I have a water meter reader which updates over MQTT every 2 minutes. On each update it sends out the meter reading and also the rate (gal/h) since the last reading (2 minutes prior). However, my household often goes several hours without using a drop of water (especially at night). So even though the MQTT sensor gets an update every 2 minutes, when it’s the same value the state doesn’t change and therefore during that period there are no new values stored in the HA recorder database.
That would normally be fine, but the problem is I’m trying to set up a sensor which tells me the average water consumption over the past 2 hours. I’m using the statistics sensor with the MQTT rate sensor as the source sensor, and I’m using average_step
. The problem occurs in 3 scenarios:
- Long period without updates/changes prior and into the beginning of the 2-hour window: In this scenario, the entire 2-hour window isn’t taken into account. So if there was a sensor update 2.5 hours ago, and then nothing until a few updates within the past 15 minutes, the statistics sensor will report only the average usage over the past 15 minutes. It completely ignores the fact that there was no water consumption for 1.75 hours. This will cause the sensor to report much larger values than reality.
- Long period without updates/changes at the end of the 2-hour window: In this scenario, there has been no water consumption for a long time (but less than 2 hours). The statistics sensor doesn’t have a new value to use, so the average should be trending down, but it does not. This will cause the sensor to report much larger values than reality.
- Periods without updates extending beyond 2 hours: This causes the statistics sensor to report “unknown”. This scenario is covered fairly clearly in the docs, but the other two are not.
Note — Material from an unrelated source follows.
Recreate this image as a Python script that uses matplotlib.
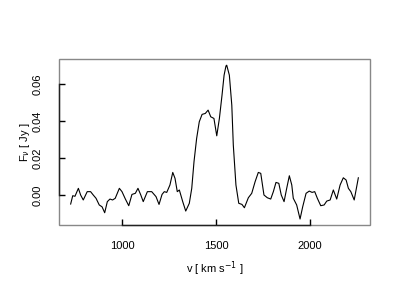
import matplotlib
matplotlib.use("Agg")
import matplotlib.pyplot as plt
from matplotlib.patches import Rectangle

plt.rcParams['font.family'] = ['Liberation Sans', 'DejaVu Sans']

# velocity (km/s) and flux density (Jy)
velocity = [727, 738, 750, 768, 780, 794, 815, 833, 847, 862, 879, 894, 908, 922,
            936, 950, 964, 986, 1000, 1018, 1036, 1053, 1071, 1085, 1100, 1113,
            1135, 1158, 1181, 1197, 1213, 1225, 1238, 1255, 1270, 1282, 1294, 1305,
            1323, 1339, 1358, 1371, 1383, 1397, 1411, 1426, 1443, 1458, 1472, 1489,
            1504, 1518, 1532, 1543, 1553, 1557, 1571, 1584, 1592, 1606, 1621, 1638,
            1651, 1672, 1690, 1708, 1725, 1738, 1755, 1773, 1791, 1805, 1819, 1834,
            1847, 1862, 1876, 1890, 1903, 1911, 1929, 1947, 1961, 1979, 1996, 2011,
            2025, 2039, 2057, 2075, 2089, 2107, 2124, 2142, 2160, 2177, 2192, 2204,
            2217, 2235, 2257]
flux = [-0.0047, -0.0002, -0.0005, 0.0038, 0.0002, -0.0025, 0.0020, 0.0020, 0.0002,
        -0.0016, -0.0052, -0.0062, -0.0094, -0.0034, -0.0020, -0.0025, -0.0016,
        0.0038, 0.0020, -0.0020, -0.0056, 0.0005, 0.0011, 0.0038, 0.0002, -0.0034,
        0.0020, 0.0020, -0.0007, -0.0049, 0.0005, 0.0020, 0.0016, 0.0056, 0.0124,
        0.0092, 0.0020, 0.0029, -0.0034, -0.0085, -0.0043, 0.0038, 0.0182, 0.0308,
        0.0398, 0.0438, 0.0443, 0.0461, 0.0425, 0.0416, 0.0322, 0.0416, 0.0542,
        0.0650, 0.0700, 0.0704, 0.0650, 0.0488, 0.0272, 0.0056, -0.0043, -0.0049,
        -0.0067, -0.0013, 0.0011, 0.0074, 0.0124, 0.0119, 0.0002, -0.0013, -0.0020,
        0.0020, 0.0070, 0.0065, 0.0002, -0.0034, 0.0038, 0.0106, 0.0056, -0.0016,
        -0.0052, -0.0128, -0.0062, 0.0011, 0.0023, 0.0016, 0.0020, -0.0016, -0.0056,
        -0.0052, -0.0031, -0.0025, 0.0029, -0.0020, 0.0056, 0.0095, 0.0083, 0.0038,
        0.0020, -0.0025, 0.0095]

xticks = [1000, 1500, 2000]
yticks = [0.00, 0.02, 0.04, 0.06]
ytick_labels = ['0.00', '0.02', '0.04', '0.06']

fig = plt.figure(figsize=(4, 3), dpi=100)
ax = fig.add_axes([0.1475, 0.249, 0.7775, 0.554])
ax.plot(velocity, flux, color='black', lw=0.8)

ax.set_xlim(665, 2319)
ax.set_ylim(-0.0162, 0.0737)

# R style box: gray frame, black axis lines only across the ticks
ax.add_patch(Rectangle((0, 0), 1, 1, transform=ax.transAxes, fill=False,
                       edgecolor='#888888', lw=1.0, clip_on=False, zorder=1))
for side in ['top', 'right']:
    ax.spines[side].set_visible(False)
ax.spines['left'].set_bounds(0.0, 0.06)
ax.spines['bottom'].set_bounds(1000, 2000)
for side in ['left', 'bottom']:
    ax.spines[side].set_color('#222222')
    ax.spines[side].set_linewidth(1.0)

ax.set_xticks(xticks)
ax.set_xticklabels([str(t) for t in xticks])
ax.set_yticks(yticks)
ax.set_yticklabels(ytick_labels, rotation=90, va='center')
ax.tick_params(direction='in', length=4, width=1, labelsize=8)
ax.tick_params(axis='x', pad=11)
ax.tick_params(axis='y', pad=11.5)

ax.set_xlabel(r'v [ km s$^{-1}$ ]', fontsize=8, labelpad=6)
ax.set_ylabel(r'F$_\nu$ [ Jy ]', fontsize=8, labelpad=1)

fig.savefig('out.png', dpi=100)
After understanding these issues, I tried a different route and went for a derivative sensor. I set it up based off a 2 hour window and looking at the actual meter reading (as opposed to looking at the rate sensor which is what the statistics sensor was pointed at). This derivative sensor has different issues:
- It only updates upon state changes. So during long periods of no water usage, the derivative remains at whatever the rate was just prior to the water being stopped.
- It will never report a zero derivative on an always-increasing sensor like a meter reading, because there will never be two of the same values for which it to calculate zero slope.
- The sensor is simply calculating the slope between two points: One point 2 hours ago, and one point now. The value it takes from two hours ago is interpolated from the two closest data points (one older than 2 hours, one newer). With a sensor that changes in steps, I’d want to just look at the data point older than 2 hours.
If anyone is still reading at this point: Am I doing something silly? Can it really be this hard to get an accurate calculation of average water usage?
My next plan is going to be to set up an SQL sensor to pull out the water meter reading that is 2 hours old (or more accurately: the newest reading that is older than 2 hours). With that value known, I can make a template sensor for rate (derivative) based on the latest meter reading and that SQL reading, and have it update however often I want (time-based, not state-change-based).
I think I’m just surprised at the fact that HA is set up to not store sensor data if the state hasn’t changed, but then the statistics sensors and derivative sensors do such a poor job of handling that scenario.